Scam Alert: Woman gets fooled into reshipping scheme

Posted at 7:15 PM, May 25, 2015
and last updated 2015-05-25 19:15:29-04

Carla Workman went online, found a job site that looked reputable and sent an application.

She was offered a package management position paying up to $1,200 a month.

“Go to BestBuy and pick up an iPad. They had already purchased it or paid for it. I just needed to go pick it up. I was to print out the labels, mailing labels and was supposed to send it out,” explained Carla.

After the initial pick-up, packages just started coming to Carla`s home. Not what she expected, but again, it was easy.

“Everything was delivered by mail and then from there, I would take the packages, open them, inspect them, take the label off and put the new one on,” says Carla.

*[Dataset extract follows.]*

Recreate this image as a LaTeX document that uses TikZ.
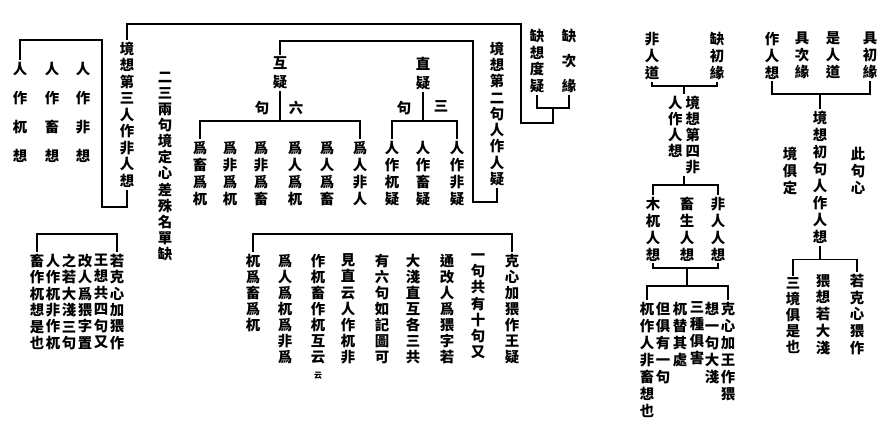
\documentclass[tikz,border=0pt]{standalone}
\usepackage{fontspec}
\newfontfamily\cjk{Noto Sans CJK TC Black}
\usetikzlibrary{positioning,calc}
\newdimen\px \px=0.75pt
\let\vtend\relax
\def\vtnext#1{\ifx#1\vtend\else\hbox to 1em{\hss#1\hss}\expandafter\vtnext\fi}
\newcommand\vtext[2][16]{\vtop{\baselineskip=#1\px\lineskiplimit=-\maxdimen\lineskip=0pt\vtnext#2\vtend}}
\newcommand\smk{{\fontsize{6}{6}\selectfont 云}}
\tikzset{
col/.style = {anchor=north, inner sep=0pt, outer sep=1.5pt, font=\cjk\fontsize{10.8}{12}\selectfont},
}

\begin{document}
\begin{tikzpicture}[x=0.75pt, y=-0.75pt, line width=1pt]
\useasboundingbox (0,0) rectangle (888,427);

\node [col] (k3) at (127,40) {\vtext[16.5]{境想第三人作非人想}};
\node [col] (k3a) at (83,60) {\vtext[29]{人作非想}};
\node [col] (k3b) at (52,60) {\vtext[29]{人作畜想}};
\node [col] (k3c) at (20,60) {\vtext[29]{人作杌想}};
\node [col] (note23) at (165,70) {\vtext[16.1]{二三兩句境定心差殊名單缺}};

\node [col] (q1) at (537,27) {\vtext[16.7]{缺想度疑}};
\node [col] (q2) at (569,27) {\vtext[25]{缺次緣}};
\node [col] (k2) at (497,40) {\vtext[16.25]{境想第二句人作人疑}};

\node [col] (hy) at (280,55) {\vtext[19]{互疑}};
\node [col] (hy1) at (262,99) {句};
\node [col] (hy2) at (296,99) {六};
\node [col] (zy) at (423,55) {\vtext[19]{直疑}};
\node [col] (zy1) at (404,99) {句};
\node [col] (zy2) at (441,99) {三};

\node [col] (h1) at (360,139) {\vtext[17]{爲人非人}};
\node [col] (h2) at (327,139) {\vtext[17]{爲人爲畜}};
\node [col] (h3) at (295,139) {\vtext[17]{爲人爲杌}};
\node [col] (h4) at (261,139) {\vtext[17]{爲非爲畜}};
\node [col] (h5) at (230,139) {\vtext[17]{爲非爲杌}};
\node [col] (h6) at (200,139) {\vtext[17]{爲畜爲杌}};
\node [col] (z1) at (457,139) {\vtext[17]{人作非疑}};
\node [col] (z2) at (423,139) {\vtext[17]{人作畜疑}};
\node [col] (z3) at (392,139) {\vtext[17]{人作杌疑}};

\node [col] (b1) at (512,252) {\vtext[16.1]{克心加猥作王疑}};
\node [col] (b2) at (478,252) {\vtext[16.1]{一句共有十句又}};
\node [col] (b3) at (447,252) {\vtext[16.1]{通改人爲猥字若}};
\node [col] (b4) at (413,252) {\vtext[16.1]{大淺直互各三共}};
\node [col] (b5) at (382,252) {\vtext[16.1]{有六句如記圖可}};
\node [col] (b6) at (348,252) {\vtext[16.1]{見直云人作杌非}};
\node [col] (b7) at (318,252) {\vtext[16.1]{作杌畜作杌互云\smk}};
\node [col] (b8) at (285,252) {\vtext[16.1]{爲人爲杌爲非爲}};
\node [col] (b9) at (253,252) {\vtext[16.1]{杌爲畜爲杌}};

\node [col] (a1) at (117,252) {\vtext[16.4]{若克心加猥作}};
\node [col] (a2) at (101,252) {\vtext[16.4]{王想共四句又}};
\node [col] (a3) at (85,252) {\vtext[16.4]{改人爲猥字置}};
\node [col] (a4) at (69,252) {\vtext[16.4]{之若大淺三句}};
\node [col] (a5) at (53,252) {\vtext[16.4]{人作杌非作杌}};
\node [col] (a6) at (37,252) {\vtext[16.4]{畜作杌想是也}};

\node [col] (p1) at (717,30) {\vtext[17]{缺初緣}};
\node [col] (p2) at (652,30) {\vtext[17]{非人道}};
\node [col] (k4) at (684,94) {\vtext[16]{人作人想}\kern3\px\vtext[16]{境想第四非}};
\node [col] (m1) at (653,195) {\vtext[17]{木杌人想}};
\node [col] (m2) at (687,195) {\vtext[17]{畜生人想}};
\node [col] (m3) at (718,195) {\vtext[17]{非人人想}};
\node [col] (g1) at (728,300) {\vtext[17]{克心加王作猥}};
\node [col] (g2) at (712,300) {\vtext[17]{想一句大淺}};
\node [col] (g3) at (697,300) {\vtext[17]{三種俱害}};
\node [col] (g4) at (680,300) {\vtext[17]{杌替其處}};
\node [col] (g5) at (663,300) {\vtext[17]{但俱有一句}};
\node [col] (g6) at (647,300) {\vtext[17]{杌作人非畜想也}};

\node [col] (r1) at (870,30) {\vtext[17]{具初緣}};
\node [col] (r2) at (833,30) {\vtext[17]{是人道}};
\node [col] (r3) at (802,30) {\vtext[17]{具次緣}};
\node [col] (r4) at (772,30) {\vtext[17]{作人想}};
\node [col] (k1) at (820,109) {\vtext[17]{境想初句人作人想}};
\node [col] (s1) at (858,145) {\vtext[17]{此句心}};
\node [col] (s2) at (790,145) {\vtext[17]{境俱定}};
\node [col] (t1) at (857,272) {\vtext[16.75]{若克心猥作}};
\node [col] (t2) at (823,272) {\vtext[16.75]{猥想若大淺}};
\node [col] (t3) at (793,276) {\vtext[16]{三境俱是也}};

\draw (k3c.north) |- (102,40) -- (102,207) -| (k3.south);
\draw (q1.south) |- (553,108) coordinate (qj) -| (q2.south);
\draw (k3.north) |- (521,24) |- (553,123) -- (qj);
\draw (k2.south) |- (473,202) -- (473,41) -| (hy.north);
\coordinate (hj) at (280,121);
\draw (hy.south) -- (hj);
\draw (h6.north) |- (hj) -| (h1.north);
\coordinate (zj) at (423,121);
\draw (zy.south) -- (zj);
\draw (z3.north) |- (zj) -| (z1.north);
\coordinate (bj) at (380,234);
\draw (b9.north) |- (bj) -| (b1.north);
\coordinate (aj) at (77,234);
\draw (a6.north) |- (aj) -| (a1.north);

\draw (p2.south) |- (684,86) coordinate (pj) -| (p1.south);
\draw (pj) -- (k4.north);
\draw (k4.south) -- ++(0,9) coordinate (mj);
\draw (m1.north) |- (mj) -| (m3.north);
\draw (m1.south) |- (687,268) coordinate (gi) -| (m3.south);
\draw (gi) -- ++(0,18) coordinate (gj);
\draw (g6.north) |- (gj) -| (g1.north);
\draw (r4.south) |- (820,94) coordinate (rj) -| (r1.south);
\draw (rj) -- (k1.north);
\draw (k1.south) -- ++(0,14) coordinate (tj);
\draw (t3.north) |- (tj) -| (t1.north);
\end{tikzpicture}
\end{document}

When she started sending packages to Russia, she became suspicious.

“Is this legitimate? What`s going on? When am I going to be paid for what I`ve done before?”

Her gut was right. A clerk at the post office told her she was likely caught in the middle of a re-shipping scheme.

“I felt used. I trusted them and thought it was a legitimate business,” says Carla.

“What they are doing is they are purchasing items with stolen credit cards and having them sent to your house,” says Stephen Danson, a U.S. Postal Inspector.

As more and more people search for ways to earn some extra income, postal inspectors say the re-shipping scam is luring in an increasing number of unsuspecting victims.

“I have had victims who are excited about this kind of a job. They were excited it was something they can do, then they find out and their hopes are dashed,” says Danson.

Postal inspectors recommend you do a thorough background check on any company you plan to work for.

Check with the Better Business Bureau and the state`s attorney general where the business is based.